◆ Exercise objective: Find each line with "matplotlib" and copy it.

◆ Source excerpt:
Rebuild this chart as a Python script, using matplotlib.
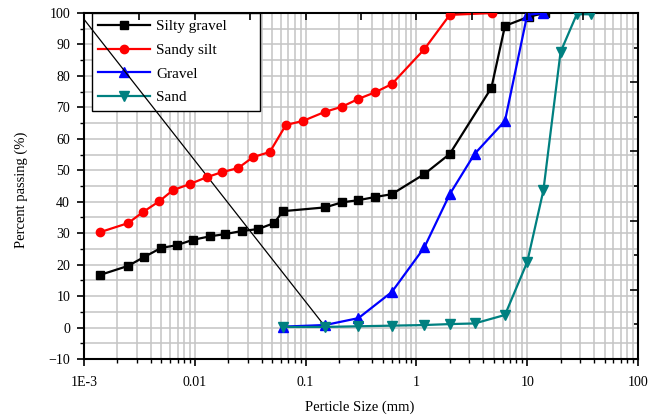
import matplotlib
matplotlib.use("Agg")
import matplotlib.pyplot as plt
from matplotlib.ticker import FixedLocator, NullFormatter, LogLocator
import numpy as np

# ---- data ----
silty_x = [0.00139, 0.0025, 0.00348, 0.00496, 0.0069, 0.00964, 0.0137, 0.0187, 0.0267,
           0.0372, 0.0519, 0.0625, 0.15, 0.213, 0.3, 0.425, 0.6, 1.18, 2.0, 4.75, 6.3, 10.3, 14.5]
silty_y = [16.7, 19.6, 22.4, 25.3, 26.2, 27.9, 29.0, 29.7, 30.7,
           31.3, 33.2, 37.0, 38.2, 39.8, 40.5, 41.5, 42.4, 48.8, 55.2, 76.2, 95.9, 98.8, 100.0]

sandy_x = [0.00139, 0.0025, 0.0034, 0.0048, 0.00636, 0.009, 0.0128, 0.0176, 0.0246,
           0.0336, 0.0475, 0.0664, 0.0949, 0.15, 0.213, 0.3, 0.425, 0.6, 1.18, 2.0, 4.8]
sandy_y = [30.3, 33.2, 36.7, 40.2, 43.7, 45.6, 47.8, 49.4, 50.7,
           54.2, 55.8, 64.4, 65.7, 68.6, 70.2, 72.7, 74.8, 77.4, 88.5, 99.4, 100.0]

gravel_x = [0.063, 0.15, 0.3, 0.6, 1.18, 2.0, 3.35, 6.3, 10.0, 14.0]
gravel_y = [0.3, 0.8, 3.0, 11.3, 25.5, 42.4, 55.2, 65.7, 99.4, 100.0]

sand_x = [0.063, 0.15, 0.3, 0.6, 1.18, 2.0, 3.35, 6.3, 10.0, 14.0, 20.0, 28.0, 37.5]
sand_y = [0.2, 0.2, 0.4, 0.6, 0.8, 1.1, 1.3, 4.0, 20.8, 43.6, 87.6, 99.6, 99.6]

diag_x = [0.001, 0.15]
diag_y = [98.0, 0.3]

xtick_vals = [0.001, 0.01, 0.1, 1, 10, 100]
xtick_labels = ["1E-3", "0.01", "0.1", "1", "10", "100"]
ytick_vals = [-10, 0, 10, 20, 30, 40, 50, 60, 70, 80, 90, 100]

plt.rcParams['font.family'] = ['Liberation Serif', 'DejaVu Serif']

fig = plt.figure(figsize=(6.49, 4.19), dpi=100)
ax = fig.add_axes([84/649, 1-359/419, (638-84)/649, (359-13)/419])

ax.set_xscale('log')
ax.set_xlim(0.001, 100)
ax.set_ylim(-10, 100)

# grid
ax.set_axisbelow(True)
ax.grid(True, which='both', axis='x', color='#c4c4c4', lw=1.1)
ax.yaxis.set_minor_locator(FixedLocator(np.arange(-5, 100, 10)))
ax.grid(True, which='both', axis='y', color='#c4c4c4', lw=1.1)

ax.plot(diag_x, diag_y, color='black', lw=0.9, zorder=3)

ax.plot(silty_x, silty_y, color='black', lw=1.6, marker='s', ms=5.5, label='Silty gravel', zorder=4)
ax.plot(sandy_x, sandy_y, color='red', lw=1.6, marker='o', ms=6, label='Sandy silt', zorder=4)
ax.plot(gravel_x, gravel_y, color='blue', lw=1.6, marker='^', ms=7, label='Gravel', zorder=4)
ax.plot(sand_x, sand_y, color='#008080', lw=1.6, marker='v', ms=7, label='Sand', zorder=4)

ax.set_xticks(xtick_vals)
ax.set_xticklabels(xtick_labels)
ax.xaxis.set_minor_locator(LogLocator(base=10, subs=np.arange(2, 10), numticks=20))
ax.xaxis.set_minor_formatter(NullFormatter())
ax.set_yticks(ytick_vals)

ax.tick_params(axis='both', which='major', direction='out', length=5, width=1.2,
               labelsize=10, pad=5)
ax.tick_params(axis='both', which='minor', direction='out', length=3, width=1.0)
ax.tick_params(axis='x', which='major', pad=7)

for s in ax.spines.values():
    s.set_linewidth(1.5)
    s.set_color('black')

ax.set_ylabel('Percent passing (%)', fontsize=10.5)
ax.set_xlabel('Perticle Size (mm)', fontsize=10.5)
ax.xaxis.set_label_coords((360-84)/554, -(401-359)/346)
ax.yaxis.set_label_coords(-(84-28)/554, (359-190)/346)

leg = ax.legend(loc='upper left', bbox_to_anchor=((92-84)/554, 0.0, (260-92)/554, 1.0),
                mode='expand', fontsize=11, frameon=True, fancybox=False,
                edgecolor='black', framealpha=1, borderaxespad=0.0,
                handlelength=3.4, handletextpad=0.4, labelspacing=0.66, borderpad=0.42)
leg.get_frame().set_linewidth(1.0)
leg.set_zorder(2.9)

# opposite axes ticks (inward, no labels)
axr = ax.twinx()
axr.set_ylim(0, 5)
axr.set_yticks(range(6))
axr.yaxis.set_minor_locator(FixedLocator(np.arange(0.5, 5, 1)))
axr.tick_params(axis='y', which='major', direction='in', length=6, width=1.2, labelright=False)
axr.tick_params(axis='y', which='minor', direction='in', length=3, width=1.2)
axt = axr.twiny()
axt.set_xscale('log')
axt.set_xlim(0.001, 100)
axt.set_xticks([10**k for k in range(-3, 3)])
axt.xaxis.set_minor_locator(FixedLocator([10**(k + 0.5) for k in range(-3, 2)]))
axt.xaxis.set_minor_formatter(NullFormatter())
axt.tick_params(axis='x', which='major', direction='in', length=5, width=1.2, labeltop=False)
axt.tick_params(axis='x', which='minor', direction='in', length=5, width=1.2)
for a in (axr, axt):
    for s in a.spines.values():
        s.set_visible(False)
axt.tick_params(axis='y', left=False, right=False, labelleft=False, labelright=False)

fig.savefig('out.png', dpi=100)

◆ Task result:
Rebuild this chart as a Python script, using matplotlib.
import matplotlib
matplotlib.use("Agg")
import matplotlib.pyplot as plt
from matplotlib.ticker import FixedLocator, NullFormatter, LogLocator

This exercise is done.